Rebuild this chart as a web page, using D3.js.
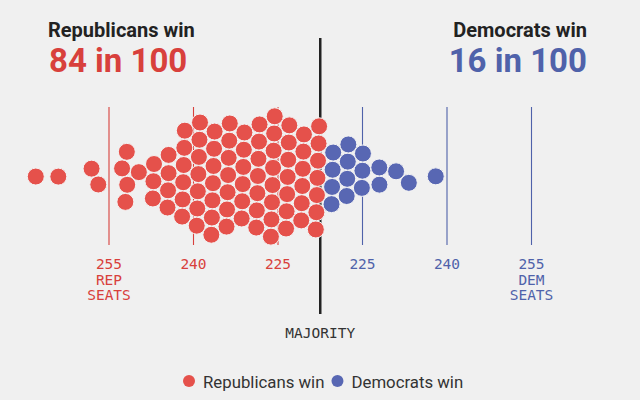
<!DOCTYPE html>
<html>
<head>
<meta charset="utf-8">
<script src="https://cdn.jsdelivr.net/npm/d3@7"></script>
<style>
  html, body { margin: 0; padding: 0; background: #f0f0f0; }
  svg { display: block; }
</style>
</head>
<body>
<div id="chart"></div>
<script>
// simulated outcomes
// republican wins, in republican seats
const repWins = [
    268, 264, 258, 257, 252, 252, 252, 252, 249,
    247, 246, 246, 245, 244, 243, 243, 242, 241, 241, 241,
    240, 240, 240, 239, 238, 238, 238, 238, 238,
    236, 236, 236, 236, 235, 235, 235,
    234, 234, 233, 233, 233, 233, 233, 232, 232, 231, 231, 231, 231, 230,
    229, 229, 229, 229, 228, 228, 226, 226, 226, 226, 226, 226, 226, 226, 225,
    224, 224, 223, 223, 223, 223, 221, 221, 221, 221, 221, 221,
    220, 219, 219, 219, 219, 218, 218
];
// democratic wins, in democratic seats
const demWins = [218, 219, 219, 219, 219, 221, 221, 222, 223, 224, 224, 228, 228, 231, 233, 238];

const totalSeats = 435;
const majority = 218;
const repTicks = [255, 240, 225];
const demTicks = [225, 240, 255];
const legendLabels = ["Republicans win", "Democrats win"];

const width = 640, height = 400;
const red = "#e5514b", blue = "#5867b3";
const redText = "#d8403c", blueText = "#4f62aa";
const mono = "'DejaVu Sans Mono', monospace";
const sans = "Roboto, 'Noto Sans', sans-serif";

const svg = d3.select('#chart')
    .append('svg')
    .attr('width', width)
    .attr('height', height);

svg.append('rect')
    .attr('width', width)
    .attr('height', height)
    .attr('fill', '#f0f0f0');

// x in republican seats, 255 on the left
const x = d3.scaleLinear()
    .domain([255, 180])
    .range([109, 531.5]);

const cy = 177, r = 8.5;

// tick lines
const ticks = repTicks.map(function (d) { return {s: d, label: d, party: 'rep'}; })
    .concat(demTicks.map(function (d) { return {s: totalSeats - d, label: d, party: 'dem'}; }));

svg.selectAll('.tick')
    .data(ticks)
    .join('line')
    .attr('class', 'tick')
    .attr('x1', d => x(d.s))
    .attr('x2', d => x(d.s))
    .attr('y1', 107)
    .attr('y2', 245)
    .attr('stroke', d => d.party == 'rep' ? redText : blueText)
    .attr('stroke-width', 1.1);

// majority line
svg.append('line')
    .attr('x1', x(majority - 0.5))
    .attr('x2', x(majority - 0.5))
    .attr('y1', 38)
    .attr('y2', 314)
    .attr('stroke', '#222')
    .attr('stroke-width', 2.5);

// beeswarm
const nodes = repWins.map(function (d) { return {s: d, party: 'rep'}; })
    .concat(demWins.map(function (d) { return {s: totalSeats - d, party: 'dem'}; }));

const sim = d3.forceSimulation(nodes)
    .force('x', d3.forceX(d => x(d.s)).strength(0.5))
    .force('y', d3.forceY(cy).strength(0.08))
    .force('collide', d3.forceCollide(r + 0.1).iterations(2))
    .stop();

for (let i = 0; i < 400; i++) sim.tick();

svg.selectAll('.dot')
    .data(nodes)
    .join('circle')
    .attr('class', 'dot')
    .attr('cx', d => d.x)
    .attr('cy', d => d.y)
    .attr('r', r)
    .attr('fill', d => d.party == 'rep' ? red : blue)
    .attr('stroke', '#f4f4f4')
    .attr('stroke-width', 1);

// tick labels
const labels = svg.selectAll('.tlabel')
    .data(ticks)
    .join('text')
    .attr('class', 'tlabel')
    .attr('x', d => x(d.s))
    .attr('y', 269)
    .attr('text-anchor', 'middle')
    .attr('font-family', mono)
    .attr('font-size', '14.5px')
    .attr('fill', d => d.party == 'rep' ? redText : blueText);

labels.each(function (d, i) {
    const t = d3.select(this);
    let lines = [d.label];
    if (d.label == 255) lines = lines.concat([d.party == 'rep' ? 'REP' : 'DEM', 'SEATS']);
    lines.forEach(function (l, j) {
        t.append('tspan')
            .attr('x', x(d.s))
            .attr('dy', j == 0 ? 0 : 15.5)
            .text(l);
    });
});

svg.append('text')
    .attr('x', x(majority - 0.5))
    .attr('y', 338)
    .attr('text-anchor', 'middle')
    .attr('font-family', mono)
    .attr('font-size', '14.5px')
    .attr('fill', '#333')
    .text('MAJORITY');

// headlines
const repShare = repWins.length, demShare = demWins.length;
const total = repShare + demShare;

svg.append('text')
    .attr('x', 48)
    .attr('y', 37)
    .attr('font-family', sans)
    .attr('font-weight', 'bold')
    .attr('font-size', '20px')
    .attr('fill', '#222')
    .text('Republicans win');

svg.append('text')
    .attr('x', 49)
    .attr('y', 72)
    .attr('font-family', sans)
    .attr('font-weight', 'bold')
    .attr('font-size', '33px')
    .attr('fill', redText)
    .text(repShare + ' in ' + total);

svg.append('text')
    .attr('x', 587)
    .attr('y', 37)
    .attr('text-anchor', 'end')
    .attr('font-family', sans)
    .attr('font-weight', 'bold')
    .attr('font-size', '20px')
    .attr('fill', '#222')
    .text('Democrats win');

svg.append('text')
    .attr('x', 587)
    .attr('y', 72)
    .attr('text-anchor', 'end')
    .attr('font-family', sans)
    .attr('font-weight', 'bold')
    .attr('font-size', '33px')
    .attr('fill', blueText)
    .text(demShare + ' in ' + total);

// legend
const legend = svg.append('g');
let lx = 189;
legendLabels.forEach(function (l, i) {
    legend.append('circle')
        .attr('cx', lx)
        .attr('cy', 381)
        .attr('r', 6)
        .attr('fill', i == 0 ? red : blue);
    const t = legend.append('text')
        .attr('x', lx + 14)
        .attr('y', 388)
        .attr('font-family', sans)
        .attr('font-size', '16.8px')
        .attr('fill', '#333')
        .text(l);
    lx += 14 + t.node().getComputedTextLength() + 13;
});
</script>
</body>
</html>
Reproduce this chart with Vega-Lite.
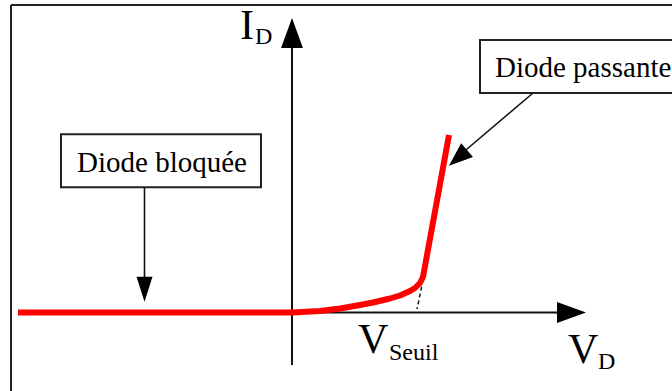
{
  "$schema": "https://vega.github.io/schema/vega-lite/v6.json",
  "width": 672,
  "height": 391,
  "padding": 0,
  "autosize": {"type": "none"},
  "background": "white",
  "config": {"view": {"stroke": null}},
  "datasets": {
    "frame": [
      {"x": -2.81, "y": -0.9, "x2": -2.81, "y2": 3.075},
      {"x": -2.81, "y": 3.075, "x2": 3.95, "y2": 3.075}
    ],
    "axes": [
      {"x": 0, "y": -0.525, "x2": 0, "y2": 2.75},
      {"x": 0, "y": 0, "x2": 2.72, "y2": 0}
    ],
    "yarrow": [{"x": 0, "y": 2.795}],
    "xarrow": [{"x": 2.795, "y": 0}],
    "dashed": [{"x": 1.297, "y": 0.258, "x2": 1.25, "y2": 0.035}],
    "pointers": [
      {"x": -1.475, "y": 1.252, "x2": -1.475, "y2": 0.3},
      {"x": 2.41, "y": 2.195, "x2": 1.68, "y2": 1.575}
    ],
    "downarrow": [{"x": -1.475, "y": 0.233}],
    "diagarrow": [{"x": 1.66, "y": 1.545}],
    "curve": [
      {"x": -2.74, "y": 0},
      {"x": 0, "y": 0},
      {"x": 0.28, "y": 0.015},
      {"x": 0.48, "y": 0.04},
      {"x": 0.68, "y": 0.075},
      {"x": 0.81, "y": 0.1},
      {"x": 0.98, "y": 0.14},
      {"x": 1.08, "y": 0.17},
      {"x": 1.18, "y": 0.215},
      {"x": 1.23, "y": 0.245},
      {"x": 1.28, "y": 0.295},
      {"x": 1.31, "y": 0.355},
      {"x": 1.57, "y": 1.775}
    ],
    "boxes": [
      {"x": -2.31, "y": 1.782, "x2": -0.31, "y2": 1.252},
      {"x": 1.88, "y": 2.725, "x2": 3.95, "y2": 2.195}
    ],
    "boxcenter": [{"x": -1.3, "y": 1.408, "label": "Diode bloquée"}],
    "boxleft": [{"x": 2.03, "y": 2.355, "label": "Diode passante"}],
    "big": [
      {"x": -0.52, "y": 2.735, "label": "I"},
      {"x": 2.76, "y": -0.505, "label": "V"},
      {"x": 0.66, "y": -0.405, "label": "V"}
    ],
    "subs": [
      {"x": -0.37, "y": 2.685, "label": "D"},
      {"x": 3.06, "y": -0.565, "label": "D"},
      {"x": 0.97, "y": -0.475, "label": "Seuil"}
    ]
  },
  "encoding": {
    "x": {"field": "x", "type": "quantitative", "axis": null,
          "scale": {"domain": [-2.92, 3.8], "nice": false, "zero": false}},
    "y": {"field": "y", "type": "quantitative", "axis": null,
          "scale": {"domain": [-0.785, 3.125], "nice": false, "zero": false}}
  },
  "layer": [
    {
      "data": {"name": "frame"},
      "mark": {"type": "rule", "color": "#222222", "strokeWidth": 2, "clip": true},
      "encoding": {"x2": {"field": "x2"}, "y2": {"field": "y2"}}
    },
    {
      "data": {"name": "axes"},
      "mark": {"type": "rule", "color": "#111111", "strokeWidth": 2},
      "encoding": {"x2": {"field": "x2"}, "y2": {"field": "y2"}}
    },
    {
      "data": {"name": "yarrow"},
      "mark": {"type": "point", "shape": "M0,-1 L0.73,1 L-0.73,1 Z", "size": 900, "filled": true, "color": "#000000", "opacity": 1}
    },
    {
      "data": {"name": "xarrow"},
      "mark": {"type": "point", "shape": "M1,0 L-1,0.72 L-1,-0.72 Z", "size": 841, "filled": true, "color": "#000000", "opacity": 1}
    },
    {
      "data": {"name": "dashed"},
      "mark": {"type": "rule", "color": "#111111", "strokeWidth": 1.5, "strokeDash": [4, 3]},
      "encoding": {"x2": {"field": "x2"}, "y2": {"field": "y2"}}
    },
    {
      "data": {"name": "pointers"},
      "mark": {"type": "rule", "color": "#111111", "strokeWidth": 1.6},
      "encoding": {"x2": {"field": "x2"}, "y2": {"field": "y2"}}
    },
    {
      "data": {"name": "downarrow"},
      "mark": {"type": "point", "shape": "M0,1 L-0.64,-1 L0.64,-1 Z", "size": 625, "filled": true, "color": "#000000", "opacity": 1}
    },
    {
      "data": {"name": "diagarrow"},
      "mark": {"type": "point", "shape": "M1,0 L-1,0.75 L-1,-0.75 Z", "size": 576, "angle": 139, "filled": true, "color": "#000000", "opacity": 1}
    },
    {
      "data": {"name": "curve"},
      "mark": {"type": "line", "color": "#ff0000", "strokeWidth": 6, "strokeCap": "butt", "strokeJoin": "round", "interpolate": "linear"}
    },
    {
      "data": {"name": "boxes"},
      "mark": {"type": "rect", "fill": "white", "stroke": "#222222", "strokeWidth": 2, "clip": true},
      "encoding": {"x2": {"field": "x2"}, "y2": {"field": "y2"}}
    },
    {
      "data": {"name": "boxcenter"},
      "mark": {"type": "text", "font": "Liberation Serif", "fontSize": 29, "align": "center", "baseline": "alphabetic", "color": "#000000"},
      "encoding": {"text": {"field": "label"}}
    },
    {
      "data": {"name": "boxleft"},
      "mark": {"type": "text", "font": "Liberation Serif", "fontSize": 29, "align": "left", "baseline": "alphabetic", "color": "#000000", "clip": true},
      "encoding": {"text": {"field": "label"}}
    },
    {
      "data": {"name": "big"},
      "mark": {"type": "text", "font": "Liberation Serif", "fontSize": 42, "align": "left", "baseline": "alphabetic", "color": "#000000"},
      "encoding": {"text": {"field": "label"}}
    },
    {
      "data": {"name": "subs"},
      "mark": {"type": "text", "font": "Liberation Serif", "fontSize": 24, "align": "left", "baseline": "alphabetic", "color": "#000000"},
      "encoding": {"text": {"field": "label"}}
    }
  ]
}
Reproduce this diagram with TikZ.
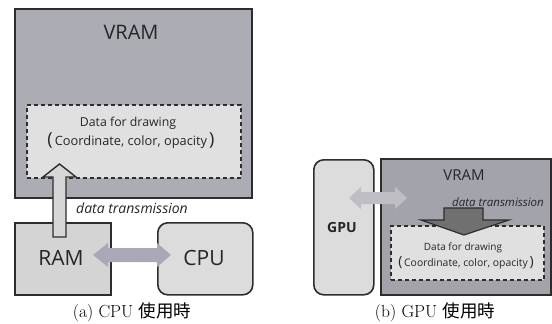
\documentclass[tikz,border=0pt]{standalone}
\usepackage{fontspec}
\setsansfont{Open Sans}
\newfontfamily\jpfont{Noto Sans CJK JP}
\definecolor{edge}{RGB}{45,45,45}
\definecolor{vramfill}{RGB}{172,172,180}
\definecolor{vramfillb}{RGB}{163,163,172}
\definecolor{datafill}{RGB}{224,224,224}
\definecolor{memfill}{RGB}{212,212,212}
\definecolor{procfill}{RGB}{220,220,220}
\definecolor{linkfill}{RGB}{168,168,184}
\definecolor{linkfillb}{RGB}{190,190,196}
\definecolor{upfill}{RGB}{214,214,214}
\definecolor{downfill}{RGB}{112,112,112}
\tikzset{
  unitbox/.style={draw=edge, line width=1.6pt, anchor=north west, inner sep=0pt},
  databox/.style={draw=edge, line width=1.6pt, dash pattern=on 4pt off 3pt, fill=datafill, anchor=north west, inner sep=0pt},
  label/.style={font=\sffamily, text=black!85, inner sep=0pt},
  caption/.style={font=\fontsize{17.5}{19}\selectfont, inner sep=0pt},
}
\begin{document}
\begin{tikzpicture}[x=1pt,y=-1pt]
\useasboundingbox (0,0) rectangle (552,324);
\fill[white] (0,0) rectangle (552,324);

% ---------- (a) CPU side ----------
\node[unitbox, fill=vramfill, minimum width=237pt, minimum height=189pt] (vramA) at (14,8) {};
\node[databox, minimum width=214pt, minimum height=73pt] (dataA) at (26,104) {};
\node[unitbox, fill=memfill, minimum width=96pt, minimum height=72pt] (ramA) at (14,222) {};
\node[unitbox, fill=procfill, rounded corners=10pt, minimum width=95pt, minimum height=72pt] (cpuA) at (157,222) {};

\node[label, font=\sffamily\fontsize{20}{22}\selectfont] (vramAtxt) at (131,32) {VRAM};
\node[label, font=\sffamily\fontsize{12.3}{14}\selectfont] (dataA1) at (128,123) {Data for drawing};
\node[label, font=\sffamily\fontsize{12.8}{14}\selectfont] (dataA2) at (131,141)
  {{\fontsize{18}{18}\selectfont(}\,Coordinate, color, opacity\,{\fontsize{18}{18}\selectfont)}};

% upward transfer arrow from RAM into VRAM
\filldraw[draw=edge, line width=1.4pt, fill=upfill, line join=miter]
  (53,237) -- (53,177) -- (43,177) -- (59.5,164) -- (76,177) -- (66,177) -- (66,237) -- cycle;
\node[label, font=\sffamily\itshape\fontsize{14}{16}\selectfont] (transA) at (132,208) {data transmission};

% RAM <-> CPU link
\fill[linkfill] (93,255) -- (108,243) -- (108,248) -- (157,248) -- (157,243) -- (171,255)
  -- (157,267) -- (157,262) -- (108,262) -- (108,267) -- cycle;

\node[label, font=\sffamily\fontsize{21}{23}\selectfont] (ramAtxt) at (61,258) {RAM};
\node[label, font=\sffamily\fontsize{21}{23}\selectfont] (cpuAtxt) at (204,258) {CPU};

\node[caption] (capA) at (132,312) {(a) CPU {\jpfont 使用時}};

% ---------- (b) GPU side ----------
\node[unitbox, fill=procfill, rounded corners=10pt, minimum width=60pt, minimum height=135pt] (gpuB) at (313,159) {};
\node[unitbox, fill=vramfillb, minimum width=170pt, minimum height=136pt] (vramB) at (380,158) {};
\node[databox, minimum width=153pt, minimum height=54pt] (dataB) at (390,225) {};

\node[label, font=\sffamily\fontsize{15}{17}\selectfont] (vramBtxt) at (464,175) {VRAM};
\node[label, font=\sffamily\bfseries\fontsize{14}{16}\selectfont] (gpuBtxt) at (342,227) {GPU};

% GPU <-> VRAM link
\fill[linkfillb] (349,198) -- (361,187) -- (361,192) -- (395,192) -- (395,187) -- (407,198)
  -- (395,209) -- (395,204) -- (361,204) -- (361,209) -- cycle;

% downward transfer arrow into the drawing data
\filldraw[draw=edge, line width=1.2pt, fill=downfill, line join=miter]
  (444,208) -- (483,208) -- (483,220) -- (509,220) -- (464,235) -- (421,220) -- (444,220) -- cycle;
\node[label, font=\sffamily\itshape\fontsize{11.5}{13}\selectfont] (transB) at (498,202) {data transmission};

\node[label, font=\sffamily\fontsize{10}{12}\selectfont] (dataB1) at (463,248) {Data for drawing};
\node[label, font=\sffamily\fontsize{10.4}{12}\selectfont] (dataB2) at (466,263)
  {{\fontsize{14}{14}\selectfont(}\,Coordinate, color, opacity\,{\fontsize{14}{14}\selectfont)}};

\node[caption] (capB) at (435,312) {(b) GPU {\jpfont 使用時}};
\end{tikzpicture}
\end{document}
---*---
EXERCISE INSTRUCTIONS — Copy each line above that contains the word "with".

OUTPUT BELOW —
Reproduce this chart with Vega-Lite.
Reproduce this diagram with TikZ.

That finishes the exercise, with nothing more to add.